To start, create a hypothesis with the knowledge that you don't have a perfect understanding of the metrics you need to be collecting. As more data comes in, you can compare it to your hypothesis. As a designer, it is in your nature to question things. As you see the numbers unfold, keep asking if these are the best metrics to capture the user experience.

In Lean Analytics, the authors present a case study for HighScore House, an app to encourage children to do their chores. When starting out, the company defined an active user when both parents and kids each used the app four times a week. When this wasn't happening, the team made adjustments to the sign-up flow, sent daily notification reminders, and transactional emails to parents that were based on the actions the kids took.

None of these changes provided a significant improvement in reaching the goal of using the app four times a week. It wasn't until the CEO picked up the phone and talked to parents who had signed up but weren't "active enough" that they started to understand user behavior better.

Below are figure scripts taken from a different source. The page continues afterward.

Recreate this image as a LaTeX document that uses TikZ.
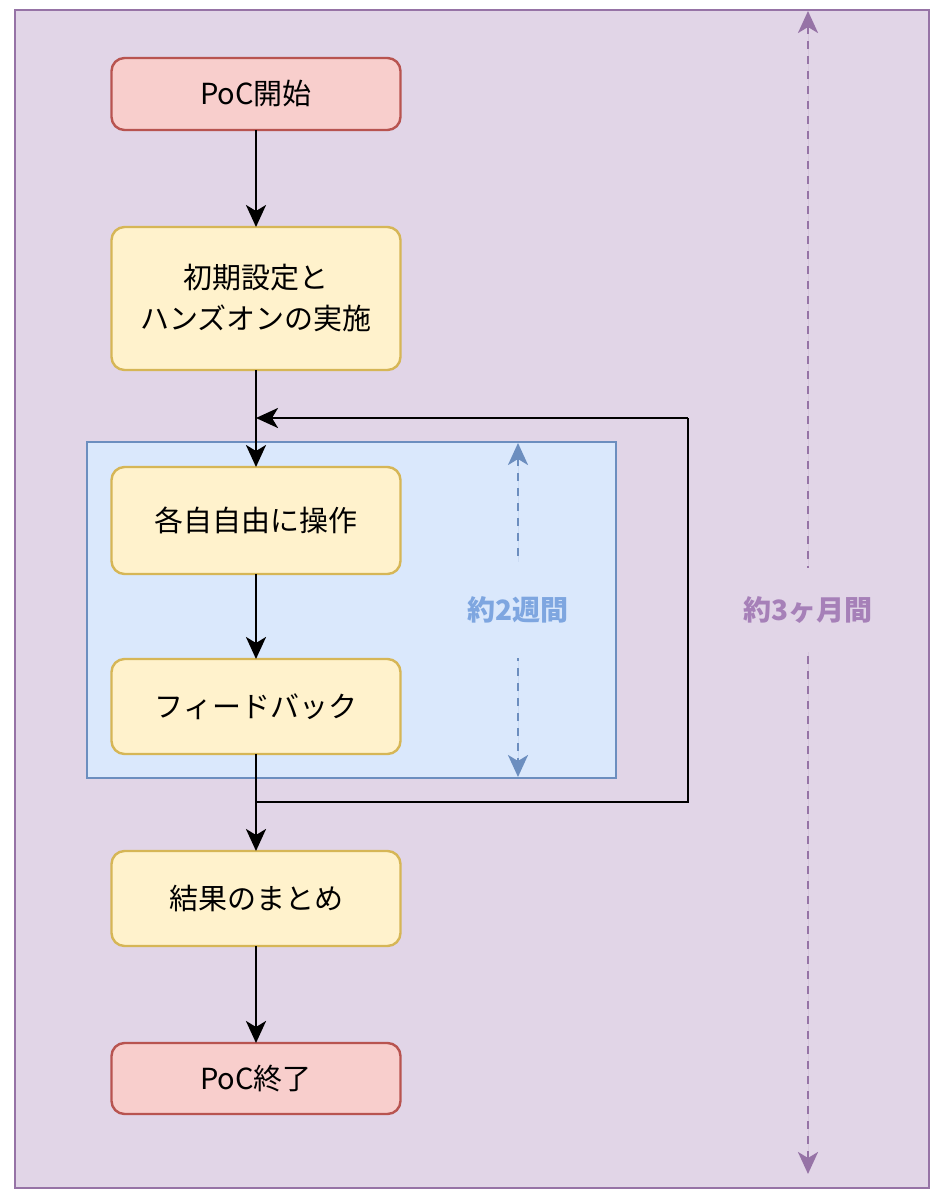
\documentclass[tikz,border=0pt]{standalone}
\usepackage{fontspec}
\setmainfont{Noto Sans CJK JP}
\usepackage{xcolor}
\usepackage{tikz}
\usetikzlibrary{arrows.meta, positioning}

\definecolor{redfill}{HTML}{F8CECC}
\definecolor{redline}{HTML}{B85450}
\definecolor{yelfill}{HTML}{FFF2CC}
\definecolor{yelline}{HTML}{D6B656}
\definecolor{bluefill}{HTML}{DAE8FC}
\definecolor{blueline}{HTML}{6C8EBF}
\definecolor{bluetext}{HTML}{7EA6E0}
\definecolor{purpfill}{HTML}{E1D5E7}
\definecolor{purpline}{HTML}{9673A6}
\definecolor{purptext}{HTML}{A680B8}

\begin{document}
\begin{tikzpicture}[
  x=0.5pt, y=-0.5pt,
  node distance=48.5pt,
  box/.style={draw, line width=1.2pt, outer sep=0pt, rounded corners=6.5pt, align=center, minimum width=144.5pt, font=\fontsize{14.5pt}{20.5pt}\selectfont},
  endbox/.style={box, fill=redfill, draw=redline, minimum height=36pt},
  workbox/.style={box, fill=yelfill, draw=yelline},
  phase/.style={draw, line width=1.2pt, inner sep=0pt},
  flow/.style={-{Stealth[length=11pt, width=10pt, inset=3pt]}, line width=1.4pt},
  span/.style={{Stealth[length=11pt, width=10pt, inset=3pt]}-{Stealth[length=11pt, width=10pt, inset=3pt]}, line width=1.4pt, dash pattern=on 4pt off 3.5pt},
  spanlabel/.style={font=\fontsize{14pt}{16pt}\selectfont\bfseries, inner sep=1pt}
]
\useasboundingbox (0,0) rectangle (942,1200);

% containers
\node[phase, fill=purpfill, draw=purpline, minimum width=457pt, minimum height=589pt] (months) at (472,599) {};
\node[phase, fill=bluefill, draw=blueline, minimum width=264.5pt, minimum height=168pt] (weeks) at (351.5,610) {};

% flow
\node[endbox] (start) at (256,94) {PoC開始};
\node[workbox, minimum height=71.5pt, below=of start] (init) {初期設定と\\ハンズオンの実施};
\node[workbox, minimum height=53.5pt, below=of init] (ops) {各自自由に操作};
\node[workbox, minimum height=47.5pt, below=42.5pt of ops] (fb) {フィードバック};
\node[workbox, minimum height=47.5pt, below=of fb] (sum) {結果のまとめ};
\node[endbox, minimum height=35.5pt, below=of sum] (stop) {PoC終了};

\draw[flow] (start) -- (init);
\draw[flow] (init) -- (ops);
\draw[flow] (ops) -- (fb);
\draw[flow] (fb) -- (sum);
\draw[flow] (sum) -- (stop);

% loop back
\coordinate (loopse) at (688,802);
\coordinate (loopne) at (688,418);
\draw[line width=1.4pt] (fb.south) |- (loopse) -- (loopne);
\draw[flow] (loopne) -- (loopne -| ops.north);

% durations
\coordinate (wtop) at (518,443);
\coordinate (wbot) at (518,777);
\draw[span, draw=blueline, fill=blueline] (wtop) -- node[spanlabel, fill=bluefill, text=bluetext, pos=0.5, minimum height=48pt] (wlabel) {約2週間} (wbot);

\coordinate (mtop) at (808,11);
\coordinate (mbot) at (808,1174);
\draw[span, draw=purpline, fill=purpline] (mtop) -- node[spanlabel, fill=purpfill, text=purptext, pos=0.515, minimum height=42pt] (mlabel) {約3ヶ月間} (mbot);
\end{tikzpicture}
\end{document}
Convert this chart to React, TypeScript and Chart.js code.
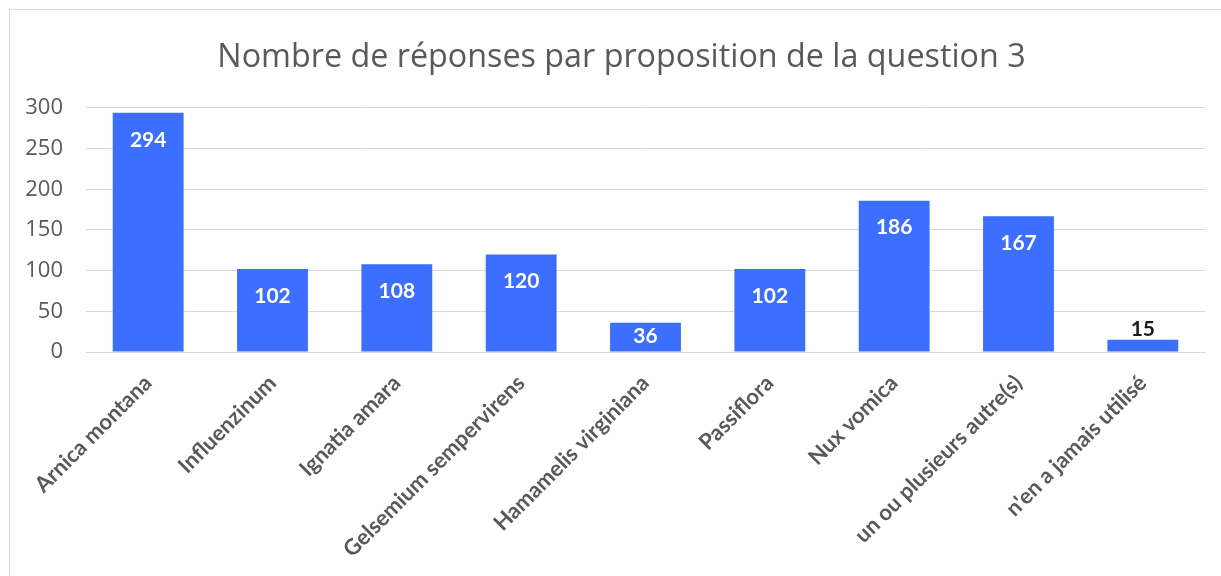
import React, { useEffect, useRef } from "react";
import { Chart, registerables } from "chart.js";

Chart.register(...registerables);

const TITLE = "Nombre de réponses par proposition de la question 3";
const categories = [
  "Arnica montana",
  "Influenzinum",
  "Ignatia amara",
  "Gelsemium sempervirens",
  "Hamamelis virginiana",
  "Passiflora",
  "Nux vomica",
  "un ou plusieurs autre(s)",
  "n'en a jamais utilisé",
];
const values = [294, 102, 108, 120, 36, 102, 186, 167, 15];
const yTicks = [0, 50, 100, 150, 200, 250, 300];

const BAR_COLOR = "#3C6EFF";
const TEXT_GRAY = "#595959";
const GRID = "#d9d9d9";

const valueLabels = {
  id: "valueLabels",
  afterDatasetsDraw(chart: any) {
    const ctx = chart.ctx;
    const meta = chart.getDatasetMeta(0);
    ctx.save();
    ctx.font = "bold 21px Lato, 'Open Sans', sans-serif";
    ctx.textAlign = "center";
    ctx.textBaseline = "middle";
    meta.data.forEach((bar: any, i: number) => {
      const v = values[i];
      const h = bar.base - bar.y;
      if (h > 22) {
        ctx.fillStyle = "#ffffff";
        const y = Math.min(bar.y + 27, (bar.y + bar.base) / 2 - 1);
        ctx.fillText(String(v), bar.x, y);
      } else {
        ctx.fillStyle = "#1a1a1a";
        ctx.fillText(String(v), bar.x, bar.y - 11);
      }
    });
    ctx.restore();
  },
};

// center the title over the frame (the frame starts at x≈9 and extends past the right edge)
const titleShift = {
  id: "titleShift",
  afterLayout(chart: any) {
    const t = chart.titleBlock;
    if (t) {
      t.left = 38;
    }
  },
};

export default function App() {
  const ref = useRef<HTMLCanvasElement | null>(null);
  useEffect(() => {
    if (!ref.current) return;
    const chart = new Chart(ref.current, {
      type: "bar",
      data: {
        labels: categories,
        datasets: [
          {
            data: values,
            backgroundColor: BAR_COLOR,
            borderWidth: 0,
            barPercentage: 0.57,
            categoryPercentage: 1,
          },
        ],
      },
      options: {
        animation: false,
        responsive: false,
        maintainAspectRatio: false,
        layout: { padding: { left: 0, right: 16, top: 10, bottom: 0 } },
        plugins: {
          legend: { display: false },
          tooltip: { enabled: false },
          title: {
            display: true,
            text: TITLE,
            color: TEXT_GRAY,
            font: { family: "'Open Sans', Lato, sans-serif", size: 32.3, weight: "normal" as any, lineHeight: 1.2 },
            padding: { top: 28, bottom: 31.2 },
          },
        },
        scales: {
          x: {
            grid: { display: false, drawTicks: false },
            border: { display: true, color: GRID, width: 1 },
            ticks: {
              color: TEXT_GRAY,
              font: { family: "Lato, 'Open Sans', sans-serif", size: 22, weight: "bold" as any },
              minRotation: 45,
              maxRotation: 45,
              padding: 18,
              autoSkip: false,
            },
            afterFit(scale: any) {
              scale.height = 224;
            },
          },
          y: {
            min: 0,
            max: 300,
            afterBuildTicks(scale: any) {
              scale.ticks = yTicks.map((v) => ({ value: v }));
            },
            grid: { color: GRID, lineWidth: 1, drawTicks: false },
            border: { display: false },
            ticks: {
              color: TEXT_GRAY,
              font: { family: "'Open Sans', Lato, sans-serif", size: 22 },
              padding: 23,
            },
            afterFit(scale: any) {
              scale.width = 86;
            },
          },
        },
      },
      plugins: [valueLabels, titleShift],
    });
    return () => chart.destroy();
  }, []);

  return (
    <div style={{ position: "absolute", left: 0, top: 0, width: 1221, height: 576, background: "#fff", overflow: "hidden" }}>
      <div
        style={{
          position: "absolute",
          left: 9,
          top: 9,
          width: 1230,
          height: 600,
          borderLeft: "1px solid #d9d9d9",
          borderTop: "1px solid #d9d9d9",
        }}
      />
      <canvas ref={ref} width={1221} height={576} style={{ position: "absolute", left: 0, top: 0 }} />
    </div>
  );
}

The parents he talked to were surprisingly pleased with the app—it just turned out they only needed to use it once or twice a week to get value out of the product.

Let's recap!

  • Every project is going to have unique metrics.

  • Clearly defined goals will be a guiding force throughout your project.

  • The HEART framework is a good approach for helping you determine your key metrics.

  • You may need to adjust metrics over time as you better understand your customers.